È da escludere, dunque, che la Corte territoriale abbia mancato di esporre il procedimento di calcolo dell’importo spettante. Il criterio adottato, poi, è pienamente rispondente a quanto prescritto dall’art. 12 bis cit..
Per quanto attiene alla tassazione, la Corte di appello ha tenuto specificamente conto di essa, come risulta confermato dal fatto che il calcolo dell’indennità è stato operato partendo dalla somma di Euro 177.711,09, “già detratte le ritenute fiscali” (pag. 21 della sentenza).
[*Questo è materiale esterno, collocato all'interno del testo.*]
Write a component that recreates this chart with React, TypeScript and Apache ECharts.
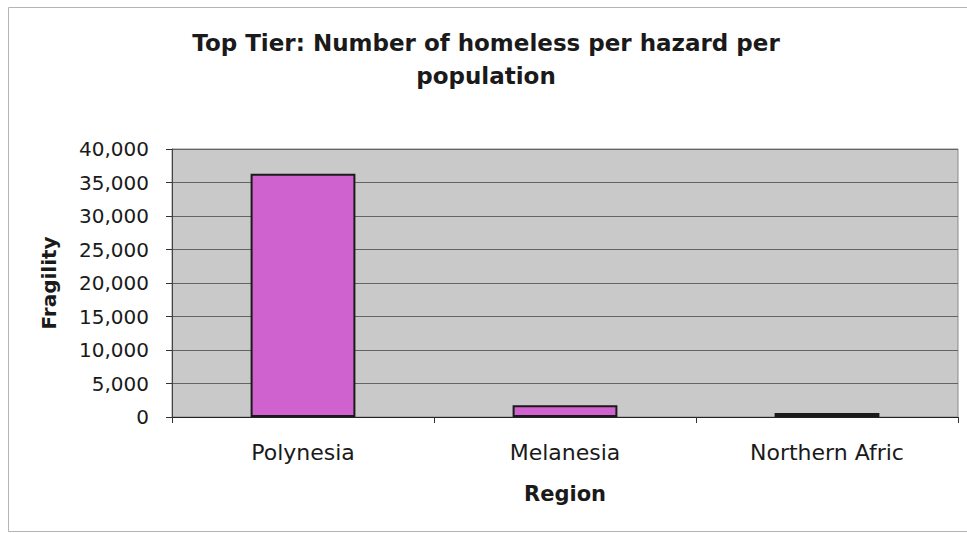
import React, { useEffect, useRef } from "react";
import * as echarts from "echarts";

// Regions on the category axis and their fragility values
const categories: string[] = ["Polynesia", "Melanesia", "Northern Afric"];
const fragility: number[] = [36300, 1750, 600];

// Value axis range and step
const yMin = 0;
const yMax = 40000;
const yStep = 5000;

const titleText = "Top Tier: Number of homeless per hazard per\npopulation";
const FONT = "DejaVu Sans";

export default function App() {
  const ref = useRef<HTMLDivElement>(null);

  useEffect(() => {
    if (!ref.current) return;
    const chart = echarts.init(ref.current, null, { renderer: "svg" });
    chart.setOption({
      animation: false,
      backgroundColor: "#ffffff",
      title: {
        text: titleText,
        left: 486,
        top: 26,
        padding: 0,
        textAlign: "center",
        textStyle: {
          fontFamily: FONT,
          fontSize: 23,
          fontWeight: "bold",
          color: "#1a1a1a",
          lineHeight: 33,
        },
      },
      graphic: [
        {
          type: "rect",
          silent: true,
          shape: { x: 8.5, y: 7.5, width: 975, height: 524 },
          style: { fill: "none", stroke: "#b4b4b4", lineWidth: 1 },
          z: 0,
        },
      ],
      grid: {
        left: 172,
        right: 9,
        top: 149,
        bottom: 116,
        containLabel: false,
        outerBoundsMode: "none",
        show: true,
        backgroundColor: "#c9c9c9",
        borderColor: "#8a8a8a",
        borderWidth: 1,
      },
      xAxis: {
        type: "category",
        data: categories,
        name: "Region",
        nameLocation: "middle",
        nameGap: 66,
        nameTextStyle: {
          fontFamily: FONT,
          fontSize: 21,
          fontWeight: "bold",
          color: "#1a1a1a",
        },
        axisLine: { show: true, lineStyle: { color: "#222222", width: 1 } },
        axisTick: {
          show: true,
          length: 6,
          lineStyle: { color: "#333333" },
        },
        axisLabel: {
          fontFamily: FONT,
          fontSize: 22,
          color: "#1a1a1a",
          margin: 24,
        },
        splitLine: { show: false },
      },
      yAxis: {
        type: "value",
        min: yMin,
        max: yMax,
        interval: yStep,
        name: "Fragility",
        nameLocation: "middle",
        nameRotate: 90,
        nameGap: 113,
        nameTextStyle: {
          fontFamily: FONT,
          fontSize: 20,
          fontWeight: "bold",
          color: "#1a1a1a",
        },
        axisLine: { show: true, lineStyle: { color: "#444444", width: 1 } },
        axisTick: {
          show: true,
          length: 6,
          lineStyle: { color: "#333333" },
        },
        axisLabel: {
          fontFamily: FONT,
          fontSize: 20,
          color: "#1a1a1a",
          margin: 23,
          formatter: (v: number) => v.toLocaleString("en-US"),
        },
        splitLine: {
          show: true,
          lineStyle: { color: "#646464", width: 1 },
        },
      },
      series: [
        {
          type: "bar",
          data: fragility,
          barWidth: "40%",
          itemStyle: {
            color: "#d062d0",
            borderColor: "#1a1a1a",
            borderWidth: 2,
          },
        },
      ],
    });
    return () => chart.dispose();
  }, []);

  return (
    <div
      ref={ref}
      style={{ position: "absolute", left: 0, top: 0, width: 967, height: 533 }}
    />
  );
}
La denunciata mancata valutazione della prova documentale indicata, del resto – e come si visto – non è sufficiente ad integrare l’omesso esame del fatto decisivo di cui all’art. 360 c.p.c., n. 5.
Oltretutto, la censura è carente di autosufficienza, dal momento che la quietanza di cui è parola a pag. 32 del ricorso non è trascritta nel corpo del motivo.
In conclusione, il ricorso deve essere respinto.
Le spese di giudizio seguono la soccombenza.
Si dà atto dell’obbligo della parte ricorrente di procedere, ai sensi del D.P.R. n. 115 del 2002, art. 13, comma 1 quater, al versamento dell’ulteriore importo a titolo di contributo unificato pari a quello dovuto per il ricorso principale a norma dell’art. 1 bis, dello stesso art. 13.
P.Q.M.
La Corte rigetta il ricorso; condanna parte ricorrente al pagamento delle spese processuali, liquidate in Euro 5.200,00, di cui Euro 200,00 per esborsi, oltre rimborso spese generali e oneri di legge; dà atto che ai sensi del D.P.R. n. 115 del 2002, art. 13, comma 1 quater, parte ricorrente è tenuta al versamento dell’ulteriore importo a titolo di contributo unificato pari a quello dovuto per il ricorso principale a norma dell’art. 1 bis, dello stesso art. 13.
Così deciso in Roma, nella Camera di Consiglio della Sezione Prima Civile, il 17 novembre 2016.